Quasicristalli in ambienti terrestri, l'Università di Firenze verso la scoperta

Una nuova scoperta scientifica potrebbe rivoluzionare la nostra comprensione dei quasicristalli, materiali i cui atomi sono caratterizzati da simmetrie non periodiche, mai osservate nei cristalli tradizionali, e da straordinarie proprietà fisiche, come resistenza e durezza.

Ad annunciarlo è il team internazionale di ricerca guidato da Luca Bindi, docente di Mineralogia dell'Ateneo fiorentino. Lo studio ha individuato in un campione di roccia appartenente al Museo di Storia Naturale dell’Università di Firenze, una struttura molto simile a quella di un quasicristallo (detta “approssimante”).
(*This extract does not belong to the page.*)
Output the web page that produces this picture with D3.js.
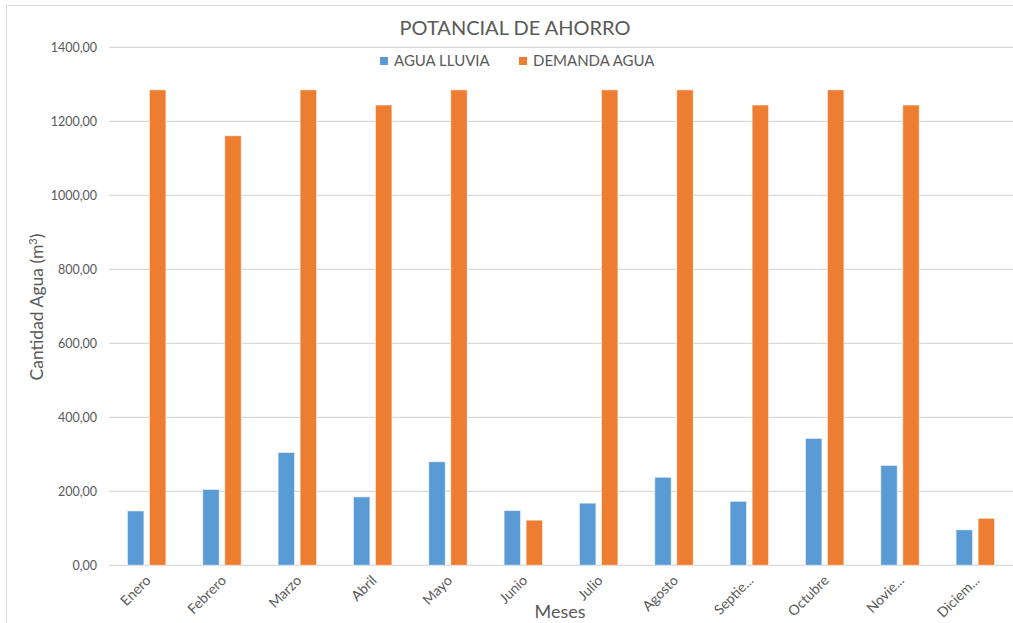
<!DOCTYPE html>
<html>
<head>
<meta charset="utf-8">
<script src="https://cdn.jsdelivr.net/npm/d3@7"></script>
<style>
  html, body { margin: 0; padding: 0; background: #fff; }
  svg { display: block; font-family: Lato, "Open Sans", sans-serif; }
</style>
</head>
<body>
<svg id="chart" width="1013" height="623"></svg>
<script>
// Monthly rainwater collection vs. water demand (m³)
const months = ["Enero", "Febrero", "Marzo", "Abril", "Mayo", "Junio", "Julio",
                "Agosto", "Septie...", "Octubre", "Novie...", "Diciem..."];
const aguaLluvia = [147, 205, 305, 185, 280, 148, 168, 238, 173, 343, 270, 96];
const demandaAgua = [1285, 1161, 1285, 1244, 1285, 122, 1285, 1285, 1244, 1285, 1244, 127];
const seriesNames = ["AGUA LLUVIA", "DEMANDA AGUA"];
const yTicks = [0, 200, 400, 600, 800, 1000, 1200, 1400];

const colors = ["#5B9BD5", "#ED7D31"];
const textColor = "#595959";

const svg = d3.select("#chart");
const W = 1013, H = 623;
const plot = { left: 109, right: 1013, top: 47.3, bottom: 565.3 };

// outer chart frame
svg.append("path")
  .attr("d", `M6.5,${H} V5.5 H${W}`)
  .attr("fill", "none")
  .attr("stroke", "#D9D9D9")
  .attr("stroke-width", 1);

const x = d3.scaleBand().domain(months).range([plot.left, plot.right]).padding(0);
const y = d3.scaleLinear().domain([0, 1400]).range([plot.bottom, plot.top]);
const fmt = v => d3.format(".2f")(v).replace(".", ",");

// gridlines
svg.append("g")
  .selectAll("line")
  .data(yTicks)
  .join("line")
  .attr("x1", plot.left).attr("x2", plot.right)
  .attr("y1", d => y(d)).attr("y2", d => y(d))
  .attr("stroke", "#D9D9D9").attr("stroke-width", 1.3);

// y axis labels
const yAxis = d3.axisLeft(y).tickValues(yTicks).tickFormat(fmt).tickSize(0).tickPadding(12);
svg.append("g")
  .attr("transform", `translate(${plot.left},0)`)
  .call(yAxis)
  .call(g => g.select(".domain").remove())
  .call(g => g.selectAll("text")
    .attr("fill", textColor)
    .style("font-family", "Lato, sans-serif")
    .style("font-size", "12.5px"));

// bars: two series side by side inside each month band
const sub = d3.scaleBand().domain([0, 1]).range([0, x.bandwidth()]).paddingInner(0.25).paddingOuter(0.836);
const data = months.map((m, i) => ({ m, vals: [aguaLluvia[i], demandaAgua[i]] }));
const groups = svg.append("g").selectAll("g")
  .data(data)
  .join("g")
  .attr("transform", d => `translate(${x(d.m)},0)`);
groups.selectAll("rect")
  .data(d => d.vals.map((v, k) => ({ v, k })))
  .join("rect")
  .attr("x", d => sub(d.k))
  .attr("width", sub.bandwidth())
  .attr("y", d => y(d.v))
  .attr("height", d => y(0) - y(d.v))
  .attr("fill", d => colors[d.k])
  .attr("stroke", "#ffffff")
  .attr("stroke-opacity", 0.6)
  .attr("stroke-width", 1);

// x axis labels (rotated)
const xAxis = d3.axisBottom(x).tickSize(0).tickPadding(0);
svg.append("g")
  .attr("transform", `translate(0,${plot.bottom})`)
  .call(xAxis)
  .call(g => g.select(".domain").remove())
  .call(g => g.selectAll("text")
    .attr("fill", textColor)
    .style("font-family", "Lato, sans-serif")
    .style("font-size", "14px")
    .attr("text-anchor", "end")
    .attr("dy", null)
    .attr("y", 0)
    .attr("transform", "translate(5,16) rotate(-45)"));

// title
svg.append("text")
  .attr("x", 515).attr("y", 35)
  .attr("text-anchor", "middle")
  .attr("fill", textColor)
  .style("font-size", "20px")
  .text("POTANCIAL DE AHORRO");

// legend
const legend = svg.append("g");
const legendX = [380, 519];
seriesNames.forEach((name, i) => {
  legend.append("rect")
    .attr("x", legendX[i]).attr("y", 57)
    .attr("width", 8).attr("height", 8)
    .attr("fill", colors[i]);
  legend.append("text")
    .attr("x", legendX[i] + 14).attr("y", 66)
    .attr("fill", textColor)
    .style("font-size", "15px")
    .text(name);
});

// axis titles
svg.append("text")
  .attr("transform", "translate(43,307) rotate(-90)")
  .attr("text-anchor", "middle")
  .attr("fill", textColor)
  .style("font-size", "17.5px")
  .html('Cantidad Agua (m<tspan dy="-6" font-size="11px">3</tspan><tspan dy="6">)</tspan>');

svg.append("text")
  .attr("x", 560).attr("y", 618)
  .attr("text-anchor", "middle")
  .attr("fill", textColor)
  .style("font-size", "18px")
  .text("Meses");
</script>
</body>
</html>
Questo materiale, rinvenuto a Kalgoorlie (Australia), presenta una struttura non identica ma con caratteristiche straordinariamente simili a quelle dei quasicristalli, di origine extraterrestre, ritrovati in due meteoriti precipitate anni fa in Russia e in Calabria. La scoperta, pubblicata sulla rivista American Mineralogist  potrebbe suggerire che tali strutture siano molto più comuni in natura di quanto si pensi.
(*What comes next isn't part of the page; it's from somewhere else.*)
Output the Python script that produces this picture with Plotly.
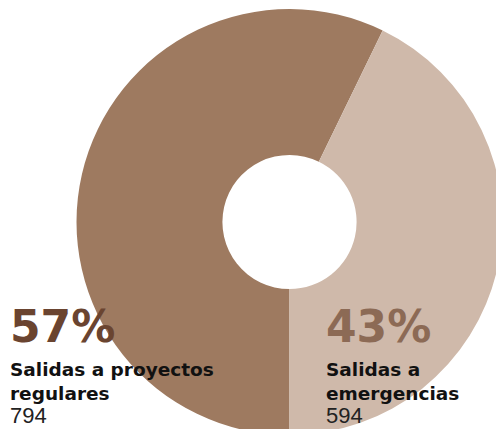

La possibilità che i quasicristalli siano reperibili in natura è ritenuta, infatti, ancora poco probabile: i quasicristalli terrestri sono stati tutti creati artificialmente. E quelli di origine naturale provengono, appunto, dallo spazio. Tuttavia, il nuovo approssimante di quasicristallo cambierebbe radicalmente questa visione.

Il materiale ritrovato nel campione è stato analizzato attraverso tecniche avanzate come la diffrazione a raggi X e la microscopia elettronica – spiega Bindi –. Questo materiale potrebbe rappresentare un primo passo per comprendere come i quasicristalli possano formarsi in ambienti terrestri. Inoltre, nella scienza dei materiali il nostro studio potrebbe generare un importante cambiamento di prospettiva e rafforzare la teoria che vedrebbe i quasicristalli esistere in natura in ambienti mai considerati. Infine – conclude Bindi la nostra scoperta fornisce anche nuovi indizi sulla storia geologica della Terra, aprendo la strada a future indagini scientifiche”.